10/10
An almost documentary account of the exile dilemma of Stefan Zweig and many other German artists during the difficult nazi years.
3 July 2017
This is a very sad film, but if the ambition was to give as correct and truthful a picture as possible of Stefan Zweig's exile dilemma, it has succeeded overwhelmingly well. The character of the film is as close to documentary as a feature film can be, it is almost overly realistic in catching every day life scenes of the author and his friends and family, and the introductory scenes in South America, especially the Pen conference in Buenos Aires in 1936 give insight enough into Stefan Zweig's public standing and views and his definite refusal to take any political standing at all. That was maybe his life's tragedy, he wanted to keep it pure of any commitment for or against any worldly state and ideology, but in the end he was forced to abandon his idealism to finally take a stand against nazism in his autobiography "The World of Yesterday" and his last work "Schachnovelle". That could be seen as a personal moral bankruptcy in giving up his idealistic view of humanity, and he committed his suicide almost directly after finishing the story. It was found after his death.

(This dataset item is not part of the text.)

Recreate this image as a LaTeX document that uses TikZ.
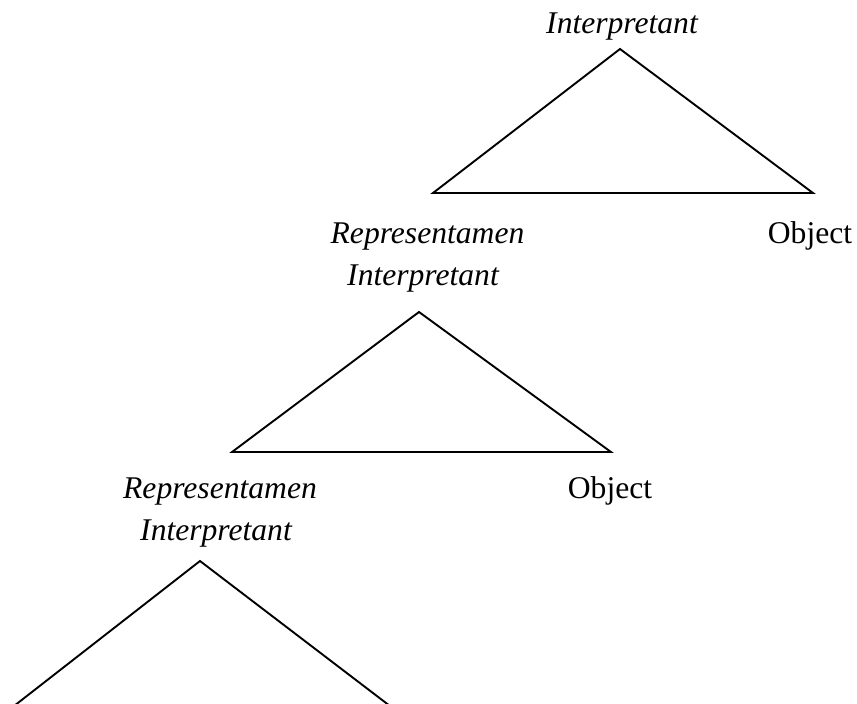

Of course, a film like this can't tell the whole truth but only give glimpses of it, but the glimpses are accurate and expressive enough and give a fairly good view of the whole picture. He actually contemplated suicide already much earlier in his career, he even asked his first wife Friederike to join him in suicide, but she had her two daughters (from a previous marriage) to live for, while his second wife was free to join him.

It's a beautiful picture for its infinite melancholy expressed only in suggestions but giving a very accurate interpretation of the very complex and tragic case of Stefan Zweig, who was the greatest writer of his time.